Exergetic and exergoeconomic evaluation of an SOFC-Engine hybrid power generation system

Abstract

An SOFC-Engine hybrid power generation system is evaluated using exergetic and exergoeconomic analysis methods to determine measures for improving its efficiency and cost effectiveness. The system is a combination of a solid oxide fuel cell (SOFC) and an internal combustion engine; the engine burns the anode offgas and produces additional power, thus improving the electrical efficiency of the overall system.The exergetic analysis, on the SOFC-Engine hybrid system, identifies the location, magnitude, and sources of thermodynamic inefficiencies (exergy destructions and exergy losses) in the system; the largest exergy destruction takes place within the internal combustion engine, followed by the heat exchangers, and the SOFC stack.
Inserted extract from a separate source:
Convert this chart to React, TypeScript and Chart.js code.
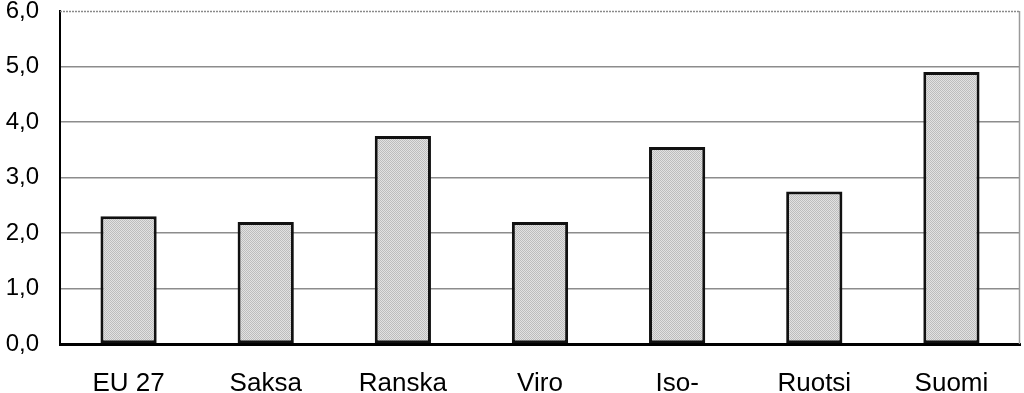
import React, { useEffect, useRef } from "react";
import { Chart, registerables } from "chart.js";

Chart.register(...registerables);

const categories = ["EU 27", "Saksa", "Ranska", "Viro", "Iso-", "Ruotsi", "Suomi"];
const values = [2.3, 2.2, 3.75, 2.2, 3.55, 2.75, 4.9];
const yMin = 0;
const yMax = 6;
const yStep = 1;

function makePattern(): CanvasPattern | string {
  const c = document.createElement("canvas");
  c.width = 2;
  c.height = 2;
  const g = c.getContext("2d");
  if (!g) return "#cccccc";
  g.fillStyle = "#e2e2e2";
  g.fillRect(0, 0, 2, 2);
  g.fillStyle = "#bdbdbd";
  g.fillRect(0, 0, 1, 1);
  g.fillRect(1, 1, 1, 1);
  const p = g.createPattern(c, "repeat");
  return p || "#cccccc";
}

const frame = {
  id: "frame",
  afterDraw(chart: any) {
    const { ctx, chartArea } = chart;
    ctx.save();
    ctx.strokeStyle = "#8a8a8a";
    ctx.lineWidth = 1.5;
    ctx.setLineDash([2, 1]);
    ctx.beginPath();
    ctx.moveTo(chartArea.left, chartArea.top + 0.5);
    ctx.lineTo(chartArea.right, chartArea.top + 0.5);
    ctx.stroke();
    ctx.setLineDash([]);
    ctx.lineWidth = 1.5;
    ctx.strokeStyle = "#9a9a9a";
    ctx.beginPath();
    ctx.moveTo(chartArea.right - 0.5, chartArea.top);
    ctx.lineTo(chartArea.right - 0.5, chartArea.bottom);
    ctx.stroke();
    ctx.restore();
  },
};

export default function App() {
  const ref = useRef<HTMLCanvasElement>(null);
  useEffect(() => {
    if (!ref.current) return;
    const chart = new Chart(ref.current, {
      type: "bar",
      data: {
        labels: categories,
        datasets: [
          {
            data: values,
            backgroundColor: makePattern() as any,
            borderColor: "#111",
            borderWidth: 3,
            borderSkipped: false,
            barPercentage: 0.41,
            categoryPercentage: 1,
          },
        ],
      },
      options: {
        animation: false,
        responsive: false,
        maintainAspectRatio: false,
        layout: { padding: { top: 11, right: 4, left: 0, bottom: 0 } },
        plugins: { legend: { display: false }, tooltip: { enabled: false } },
        scales: {
          x: {
            grid: { display: false, drawTicks: false },
            border: { display: true, color: "#000", width: 3 },
            ticks: {
              color: "#000",
              font: { family: "'Liberation Sans', Arial, sans-serif", size: 26 },
              padding: 24,
              maxRotation: 0,
              autoSkip: false,
            },
            afterFit(scale: any) {
              scale.height = 49;
              scale.paddingLeft = 0;
              scale.paddingRight = 0;
            },
          },
          y: {
            min: yMin,
            max: yMax,
            grid: {
              color: (ctx: any) => (ctx.tick && (ctx.tick.value === yMax || ctx.tick.value === 0) ? "rgba(0,0,0,0)" : "#8c8c8c"),
              lineWidth: 1.5,
              drawTicks: false,
            },
            border: { display: true, color: "#000", width: 2 },
            ticks: {
              stepSize: yStep,
              color: "#000",
              padding: 21,
              font: { family: "'Liberation Sans', Arial, sans-serif", size: 24 },
              callback: (v: any) => Number(v).toFixed(1).replace(".", ","),
            },
            afterFit(scale: any) {
              scale.width = 60;
              scale.paddingTop = 0;
              scale.paddingBottom = 0;
            },
          },
        },
      },
      plugins: [frame],
    });
    return () => chart.destroy();
  }, []);
  return (
    <div style={{ position: "fixed", left: 0, top: 0, width: 1024, height: 393, background: "#fff" }}>
      <canvas ref={ref} width={1024} height={393} style={{ display: "block" }} />
    </div>
  );
}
Through the exergoeconomic analysis, the cost structure of the SOFC-Engine hybrid system is revealed, and the exergoeconomic factor of each component is quantified. The highest exergoeconomic factor of 93% is observed in the SOFC stack, implying that reducing the equipment cost of SOFC is of high importance to reduce the final product of the overall system. On the other hand, the fuel/water preheater shows the lowest exergoeconomic factor of 7%, meaning that improving its thermodynamic efficiency is more important for that component. Concerning the internal combustion engine, a well-balanced exergoeconomic factor of 52% is calculated.